PROBLEM TO WORK ON.
Starting with the first line and ending with the line that holds "Chart.register(...registerables);", repeat the material exactly.

INFORMATION PROVIDED.
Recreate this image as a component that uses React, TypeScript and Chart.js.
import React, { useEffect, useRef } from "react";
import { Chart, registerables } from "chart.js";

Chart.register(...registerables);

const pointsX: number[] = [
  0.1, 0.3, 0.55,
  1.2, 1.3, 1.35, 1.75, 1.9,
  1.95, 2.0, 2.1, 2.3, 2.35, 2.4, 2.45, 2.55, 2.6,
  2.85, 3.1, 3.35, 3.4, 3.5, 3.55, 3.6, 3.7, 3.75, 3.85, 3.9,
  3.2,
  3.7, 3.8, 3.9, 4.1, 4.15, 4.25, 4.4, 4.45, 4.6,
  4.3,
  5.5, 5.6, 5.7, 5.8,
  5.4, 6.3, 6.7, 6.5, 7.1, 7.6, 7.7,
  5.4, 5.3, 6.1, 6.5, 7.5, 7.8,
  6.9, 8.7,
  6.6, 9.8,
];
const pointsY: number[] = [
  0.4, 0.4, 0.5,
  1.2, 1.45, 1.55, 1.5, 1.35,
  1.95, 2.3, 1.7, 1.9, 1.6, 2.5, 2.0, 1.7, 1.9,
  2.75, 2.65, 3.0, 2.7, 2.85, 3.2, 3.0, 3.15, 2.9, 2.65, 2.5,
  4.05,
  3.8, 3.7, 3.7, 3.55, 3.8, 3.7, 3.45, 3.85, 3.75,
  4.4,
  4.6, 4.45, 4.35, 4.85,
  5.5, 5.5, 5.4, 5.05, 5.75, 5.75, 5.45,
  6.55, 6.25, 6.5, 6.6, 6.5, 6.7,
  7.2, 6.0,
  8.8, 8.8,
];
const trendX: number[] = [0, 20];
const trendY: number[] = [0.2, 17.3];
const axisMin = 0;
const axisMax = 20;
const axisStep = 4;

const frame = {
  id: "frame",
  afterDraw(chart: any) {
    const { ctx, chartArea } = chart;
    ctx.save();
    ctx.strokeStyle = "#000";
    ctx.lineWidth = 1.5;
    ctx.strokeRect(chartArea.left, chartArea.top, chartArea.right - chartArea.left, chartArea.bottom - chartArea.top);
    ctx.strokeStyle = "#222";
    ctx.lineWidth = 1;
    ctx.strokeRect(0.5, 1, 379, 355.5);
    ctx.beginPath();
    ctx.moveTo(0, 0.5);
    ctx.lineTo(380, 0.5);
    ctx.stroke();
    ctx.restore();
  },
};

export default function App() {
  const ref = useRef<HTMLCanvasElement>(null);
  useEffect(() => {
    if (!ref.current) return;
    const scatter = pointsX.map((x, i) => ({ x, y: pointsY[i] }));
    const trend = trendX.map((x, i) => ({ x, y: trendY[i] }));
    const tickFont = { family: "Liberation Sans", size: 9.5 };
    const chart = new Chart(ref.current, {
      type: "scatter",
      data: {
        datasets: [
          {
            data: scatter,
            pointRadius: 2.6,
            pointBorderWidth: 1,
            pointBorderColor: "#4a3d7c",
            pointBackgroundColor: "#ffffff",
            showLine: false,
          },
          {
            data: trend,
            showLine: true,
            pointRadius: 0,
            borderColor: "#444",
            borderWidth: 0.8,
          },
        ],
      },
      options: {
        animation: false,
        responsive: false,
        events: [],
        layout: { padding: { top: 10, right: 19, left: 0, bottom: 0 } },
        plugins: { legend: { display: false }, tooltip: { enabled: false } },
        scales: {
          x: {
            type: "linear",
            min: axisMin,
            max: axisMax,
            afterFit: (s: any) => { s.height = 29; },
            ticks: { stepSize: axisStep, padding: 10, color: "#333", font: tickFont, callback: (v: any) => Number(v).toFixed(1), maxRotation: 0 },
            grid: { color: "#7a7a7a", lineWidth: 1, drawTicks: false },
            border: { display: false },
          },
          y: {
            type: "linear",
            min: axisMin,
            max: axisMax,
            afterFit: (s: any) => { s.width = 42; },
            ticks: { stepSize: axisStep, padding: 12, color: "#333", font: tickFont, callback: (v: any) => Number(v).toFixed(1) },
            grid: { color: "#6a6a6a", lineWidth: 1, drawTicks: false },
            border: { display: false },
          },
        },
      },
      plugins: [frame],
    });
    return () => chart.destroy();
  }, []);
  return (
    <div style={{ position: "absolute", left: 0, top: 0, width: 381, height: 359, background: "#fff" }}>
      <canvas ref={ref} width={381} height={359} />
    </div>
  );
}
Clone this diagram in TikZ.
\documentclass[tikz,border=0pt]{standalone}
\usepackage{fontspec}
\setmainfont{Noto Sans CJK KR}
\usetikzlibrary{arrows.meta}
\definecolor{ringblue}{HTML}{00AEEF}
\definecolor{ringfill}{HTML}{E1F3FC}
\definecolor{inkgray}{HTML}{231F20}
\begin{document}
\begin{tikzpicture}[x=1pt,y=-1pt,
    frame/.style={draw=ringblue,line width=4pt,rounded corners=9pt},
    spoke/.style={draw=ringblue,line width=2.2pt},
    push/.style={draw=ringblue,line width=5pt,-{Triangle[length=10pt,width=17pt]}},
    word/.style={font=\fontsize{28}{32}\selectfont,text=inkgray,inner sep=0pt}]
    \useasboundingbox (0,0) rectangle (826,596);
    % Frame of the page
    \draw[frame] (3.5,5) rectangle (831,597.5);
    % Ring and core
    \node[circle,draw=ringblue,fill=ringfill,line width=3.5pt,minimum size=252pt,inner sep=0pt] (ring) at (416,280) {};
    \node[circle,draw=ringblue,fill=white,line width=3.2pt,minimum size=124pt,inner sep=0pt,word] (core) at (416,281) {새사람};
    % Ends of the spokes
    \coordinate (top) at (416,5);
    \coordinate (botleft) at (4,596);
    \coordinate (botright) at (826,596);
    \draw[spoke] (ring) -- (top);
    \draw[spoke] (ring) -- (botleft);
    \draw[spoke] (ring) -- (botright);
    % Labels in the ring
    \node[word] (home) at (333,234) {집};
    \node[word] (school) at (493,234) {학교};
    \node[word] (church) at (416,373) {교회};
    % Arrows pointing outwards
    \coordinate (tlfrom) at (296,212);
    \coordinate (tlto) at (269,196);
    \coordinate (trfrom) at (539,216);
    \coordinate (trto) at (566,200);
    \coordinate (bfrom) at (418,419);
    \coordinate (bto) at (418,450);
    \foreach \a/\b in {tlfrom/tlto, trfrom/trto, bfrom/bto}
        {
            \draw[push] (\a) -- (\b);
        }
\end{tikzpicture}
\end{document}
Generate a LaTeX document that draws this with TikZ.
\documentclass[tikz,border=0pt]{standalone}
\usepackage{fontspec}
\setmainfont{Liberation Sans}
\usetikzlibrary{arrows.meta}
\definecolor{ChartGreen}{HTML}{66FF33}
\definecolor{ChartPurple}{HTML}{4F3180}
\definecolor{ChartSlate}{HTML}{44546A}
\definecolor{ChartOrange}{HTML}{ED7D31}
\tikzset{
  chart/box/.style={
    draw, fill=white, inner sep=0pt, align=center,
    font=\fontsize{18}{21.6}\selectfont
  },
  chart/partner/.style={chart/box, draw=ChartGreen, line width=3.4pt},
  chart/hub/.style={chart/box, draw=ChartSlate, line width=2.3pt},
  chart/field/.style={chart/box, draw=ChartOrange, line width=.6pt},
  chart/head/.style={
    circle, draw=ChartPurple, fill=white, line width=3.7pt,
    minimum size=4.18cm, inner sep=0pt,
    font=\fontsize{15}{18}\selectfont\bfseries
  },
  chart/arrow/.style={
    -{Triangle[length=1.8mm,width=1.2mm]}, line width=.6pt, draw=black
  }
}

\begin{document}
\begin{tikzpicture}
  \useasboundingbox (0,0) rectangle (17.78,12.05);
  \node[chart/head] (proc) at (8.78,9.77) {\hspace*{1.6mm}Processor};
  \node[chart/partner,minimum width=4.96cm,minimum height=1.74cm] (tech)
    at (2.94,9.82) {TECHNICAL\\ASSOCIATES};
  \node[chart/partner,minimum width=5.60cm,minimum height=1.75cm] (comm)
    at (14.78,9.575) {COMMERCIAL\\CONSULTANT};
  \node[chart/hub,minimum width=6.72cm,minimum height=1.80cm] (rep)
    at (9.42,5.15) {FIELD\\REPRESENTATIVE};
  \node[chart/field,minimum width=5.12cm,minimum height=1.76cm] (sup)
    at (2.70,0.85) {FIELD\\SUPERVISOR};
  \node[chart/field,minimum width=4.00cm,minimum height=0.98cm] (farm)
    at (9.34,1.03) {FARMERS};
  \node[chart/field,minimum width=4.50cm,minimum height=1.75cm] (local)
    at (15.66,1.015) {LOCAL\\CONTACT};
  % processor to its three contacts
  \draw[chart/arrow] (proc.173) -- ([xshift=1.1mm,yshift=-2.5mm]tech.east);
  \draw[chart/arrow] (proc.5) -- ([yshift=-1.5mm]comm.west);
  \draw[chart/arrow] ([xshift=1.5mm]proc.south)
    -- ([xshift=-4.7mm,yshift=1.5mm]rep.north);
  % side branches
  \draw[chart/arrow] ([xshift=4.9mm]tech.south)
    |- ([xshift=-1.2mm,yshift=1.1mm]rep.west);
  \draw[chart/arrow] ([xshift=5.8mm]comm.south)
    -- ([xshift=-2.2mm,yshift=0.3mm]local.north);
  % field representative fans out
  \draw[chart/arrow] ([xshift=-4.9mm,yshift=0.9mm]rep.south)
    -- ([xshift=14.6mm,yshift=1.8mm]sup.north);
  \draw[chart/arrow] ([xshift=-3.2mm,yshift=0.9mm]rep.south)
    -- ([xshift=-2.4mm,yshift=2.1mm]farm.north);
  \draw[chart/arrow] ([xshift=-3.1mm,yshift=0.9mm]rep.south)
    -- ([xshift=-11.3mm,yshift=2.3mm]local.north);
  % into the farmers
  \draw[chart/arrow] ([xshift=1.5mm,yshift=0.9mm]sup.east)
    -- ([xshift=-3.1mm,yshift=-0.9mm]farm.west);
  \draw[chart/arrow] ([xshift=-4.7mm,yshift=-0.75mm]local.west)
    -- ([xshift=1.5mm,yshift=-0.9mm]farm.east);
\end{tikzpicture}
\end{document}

THE COMPLETED TASK.
Recreate this image as a component that uses React, TypeScript and Chart.js.
import React, { useEffect, useRef } from "react";
import { Chart, registerables } from "chart.js";

Chart.register(...registerables);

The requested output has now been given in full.